_GOAL OF THE EXERCISE_
Give a verbatim copy of the lines below, minus the pictures.

______________________________

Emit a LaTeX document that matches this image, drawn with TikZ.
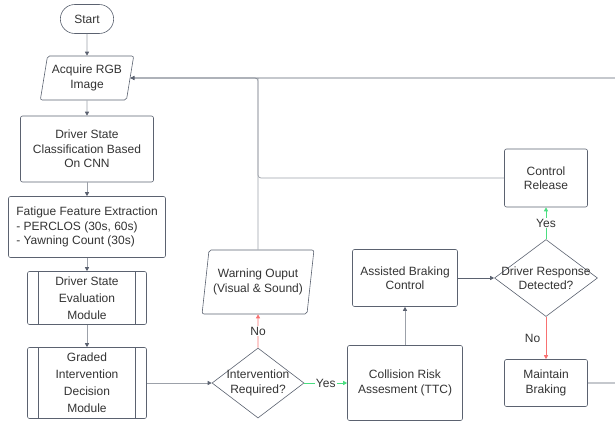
\documentclass[tikz,border=0pt]{standalone}
\usepackage{fontspec}
\setmainfont{Liberation Sans}
\usetikzlibrary{shapes.geometric, shapes.misc, calc, positioning, arrows.meta}

\definecolor{linegray}{HTML}{5B6270}
\definecolor{lightgray}{HTML}{9CA1A9}
\definecolor{textgray}{HTML}{333333}
\definecolor{noRed}{HTML}{F87171}
\definecolor{yesGreen}{HTML}{4ADE80}

\begin{document}
\begin{tikzpicture}[x=1pt, y=-1pt,
        every node/.style={align=center, text=textgray, font=\fontsize{12}{14.5}\selectfont},
        box/.style={rectangle, draw=linegray, line width=0.6pt, rounded corners=2pt},
        io/.style={trapezium, trapezium left angle=76, trapezium right angle=104,
            trapezium stretches=true, draw=linegray, line width=0.6pt, rounded corners=2pt, inner sep=0pt},
        predef/.style={box, font=\fontsize{12}{17}\selectfont, path picture={
            \draw[linegray, line width=0.6pt] ([xshift=11pt]path picture bounding box.north west) -- ([xshift=11pt]path picture bounding box.south west);
            \draw[linegray, line width=0.6pt] ([xshift=-11pt]path picture bounding box.north east) -- ([xshift=-11pt]path picture bounding box.south east);}},
        decision/.style={diamond, draw=linegray, line width=0.6pt, inner xsep=-40pt, inner ysep=0pt},
        arr/.style={draw=lightgray, line width=0.7pt, -{Triangle[length=4pt,width=4pt,color=linegray]}},
        red arr/.style={draw=noRed, line width=0.7pt, -{Triangle[length=4pt,width=4pt]}},
        green arr/.style={draw=yesGreen, line width=0.7pt, -{Triangle[length=4pt,width=4pt]}},
        lab/.style={midway, fill=white, inner sep=1pt}]
        \clip (0,0) rectangle (615,424);

        % Start
        \node (start) [rounded rectangle, draw=linegray, line width=0.6pt, minimum width=60pt, minimum height=29pt] at (87,19) {Start};

        % Camera input
        \node (acq) [io, minimum width=94pt, minimum height=44pt] at (87,78) {Acquire RGB\\Image};

        % CNN classification
        \node (cls) [box, minimum width=133pt, minimum height=66pt] at (87,149)
        {Driver State\\Classification Based\\On CNN};

        % Feature extraction
        \node (fat) [box, align=left, minimum width=157pt, minimum height=61pt] at (87,227)
        {Fatigue Feature Extraction\\- PERCLOS (30s, 60s)\\- Yawning Count (30s)};

        % Modules
        \node (eval) [predef, minimum width=119pt, minimum height=53pt] at (87,298)
        {Driver State\\Evaluation\\Module};
        \node (grd) [predef, minimum width=119pt, minimum height=71pt] at (87,383)
        {Graded\\Intervention\\Decision\\Module};

        % First decision
        \node (int) [decision, minimum width=92pt, minimum height=70pt] at (258,383)
        {Intervention\\Required?};

        % Warning output
        \node (warn) [io, minimum width=112pt, minimum height=64pt] at (258,282)
        {Warning Ouput\\(Visual \& Sound)};

        % Braking branch
        \node (col) [box, minimum width=115pt, minimum height=75pt] at (405,383)
        {Collision Risk\\Assesment (TTC)};
        \node (asb) [box, minimum width=105pt, minimum height=57pt] at (405,278)
        {Assisted Braking\\Control};

        % Second decision
        \node (drv) [decision, minimum width=103pt, minimum height=77pt] at (546,278)
        {Driver Response\\Detected?};

        % Outcomes
        \node (rel) [box, minimum width=83pt, minimum height=58pt] at (546,178) {Control\\Release};
        \node (mnt) [box, minimum width=83pt, minimum height=47pt] at (546,383) {Maintain\\Braking};

        % Main flow
        \draw[arr] (start.south) -- (acq.north);
        \draw[arr] (acq.south) -- (cls.north);
        \draw[arr] (cls.south) -- (fat.north);
        \draw[arr] (fat.south) -- (eval.north);
        \draw[arr] (eval.south) -- (grd.north);
        \draw[arr] (grd.east) -- (int.west);

        % Branches
        \draw[red arr] (int.north) -- node[lab] {No} (warn.south);
        \draw[green arr] (int.east) -- node[lab] {Yes} (col.west);
        \draw[arr] (col.north) -- (asb.south);
        \draw[arr, draw=linegray] (asb.east) -- (drv.west);
        \draw[green arr] (drv.north) -- node[lab] {Yes} (rel.south);
        \draw[red arr] (drv.south) -- node[midway, left=2pt] {No} (mnt.north);

        % Feedback loops
        \draw[arr, draw=lightgray, rounded corners=3pt] (warn.north) |- (acq.east);
        \draw[draw=lightgray, line width=0.7pt, rounded corners=3pt] (rel.west) -| (warn.north |- acq.east);
        \draw[arr, draw=linegray, rounded corners=3pt] (mnt.east) -- ++(40,0) |- (acq.east);
\end{tikzpicture}
\end{document}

______________________________

_WRITTEN SOLUTION_
Emit a LaTeX document that matches this image, drawn with TikZ.
\documentclass[tikz,border=0pt]{standalone}
\usepackage{fontspec}
\setmainfont{Liberation Sans}
\usetikzlibrary{shapes.geometric, shapes.misc, calc, positioning, arrows.meta}

\definecolor{linegray}{HTML}{5B6270}
\definecolor{lightgray}{HTML}{9CA1A9}
\definecolor{textgray}{HTML}{333333}
\definecolor{noRed}{HTML}{F87171}
\definecolor{yesGreen}{HTML}{4ADE80}

\begin{document}
\begin{tikzpicture}[x=1pt, y=-1pt,
        every node/.style={align=center, text=textgray, font=\fontsize{12}{14.5}\selectfont},
        box/.style={rectangle, draw=linegray, line width=0.6pt, rounded corners=2pt},
        io/.style={trapezium, trapezium left angle=76, trapezium right angle=104,
            trapezium stretches=true, draw=linegray, line width=0.6pt, rounded corners=2pt, inner sep=0pt},
        predef/.style={box, font=\fontsize{12}{17}\selectfont, path picture={
            \draw[linegray, line width=0.6pt] ([xshift=11pt]path picture bounding box.north west) -- ([xshift=11pt]path picture bounding box.south west);
            \draw[linegray, line width=0.6pt] ([xshift=-11pt]path picture bounding box.north east) -- ([xshift=-11pt]path picture bounding box.south east);}},
        decision/.style={diamond, draw=linegray, line width=0.6pt, inner xsep=-40pt, inner ysep=0pt},
        arr/.style={draw=lightgray, line width=0.7pt, -{Triangle[length=4pt,width=4pt,color=linegray]}},
        red arr/.style={draw=noRed, line width=0.7pt, -{Triangle[length=4pt,width=4pt]}},
        green arr/.style={draw=yesGreen, line width=0.7pt, -{Triangle[length=4pt,width=4pt]}},
        lab/.style={midway, fill=white, inner sep=1pt}]
        \clip (0,0) rectangle (615,424);

        % Start
        \node (start) [rounded rectangle, draw=linegray, line width=0.6pt, minimum width=60pt, minimum height=29pt] at (87,19) {Start};

        % Camera input
        \node (acq) [io, minimum width=94pt, minimum height=44pt] at (87,78) {Acquire RGB\\Image};

        % CNN classification
        \node (cls) [box, minimum width=133pt, minimum height=66pt] at (87,149)
        {Driver State\\Classification Based\\On CNN};

        % Feature extraction
        \node (fat) [box, align=left, minimum width=157pt, minimum height=61pt] at (87,227)
        {Fatigue Feature Extraction\\- PERCLOS (30s, 60s)\\- Yawning Count (30s)};

        % Modules
        \node (eval) [predef, minimum width=119pt, minimum height=53pt] at (87,298)
        {Driver State\\Evaluation\\Module};
        \node (grd) [predef, minimum width=119pt, minimum height=71pt] at (87,383)
        {Graded\\Intervention\\Decision\\Module};

        % First decision
        \node (int) [decision, minimum width=92pt, minimum height=70pt] at (258,383)
        {Intervention\\Required?};

        % Warning output
        \node (warn) [io, minimum width=112pt, minimum height=64pt] at (258,282)
        {Warning Ouput\\(Visual \& Sound)};

        % Braking branch
        \node (col) [box, minimum width=115pt, minimum height=75pt] at (405,383)
        {Collision Risk\\Assesment (TTC)};
        \node (asb) [box, minimum width=105pt, minimum height=57pt] at (405,278)
        {Assisted Braking\\Control};

        % Second decision
        \node (drv) [decision, minimum width=103pt, minimum height=77pt] at (546,278)
        {Driver Response\\Detected?};

        % Outcomes
        \node (rel) [box, minimum width=83pt, minimum height=58pt] at (546,178) {Control\\Release};
        \node (mnt) [box, minimum width=83pt, minimum height=47pt] at (546,383) {Maintain\\Braking};

        % Main flow
        \draw[arr] (start.south) -- (acq.north);
        \draw[arr] (acq.south) -- (cls.north);
        \draw[arr] (cls.south) -- (fat.north);
        \draw[arr] (fat.south) -- (eval.north);
        \draw[arr] (eval.south) -- (grd.north);
        \draw[arr] (grd.east) -- (int.west);

        % Branches
        \draw[red arr] (int.north) -- node[lab] {No} (warn.south);
        \draw[green arr] (int.east) -- node[lab] {Yes} (col.west);
        \draw[arr] (col.north) -- (asb.south);
        \draw[arr, draw=linegray] (asb.east) -- (drv.west);
        \draw[green arr] (drv.north) -- node[lab] {Yes} (rel.south);
        \draw[red arr] (drv.south) -- node[midway, left=2pt] {No} (mnt.north);

        % Feedback loops
        \draw[arr, draw=lightgray, rounded corners=3pt] (warn.north) |- (acq.east);
        \draw[draw=lightgray, line width=0.7pt, rounded corners=3pt] (rel.west) -| (warn.north |- acq.east);
        \draw[arr, draw=linegray, rounded corners=3pt] (mnt.east) -- ++(40,0) |- (acq.east);
\end{tikzpicture}
\end{document}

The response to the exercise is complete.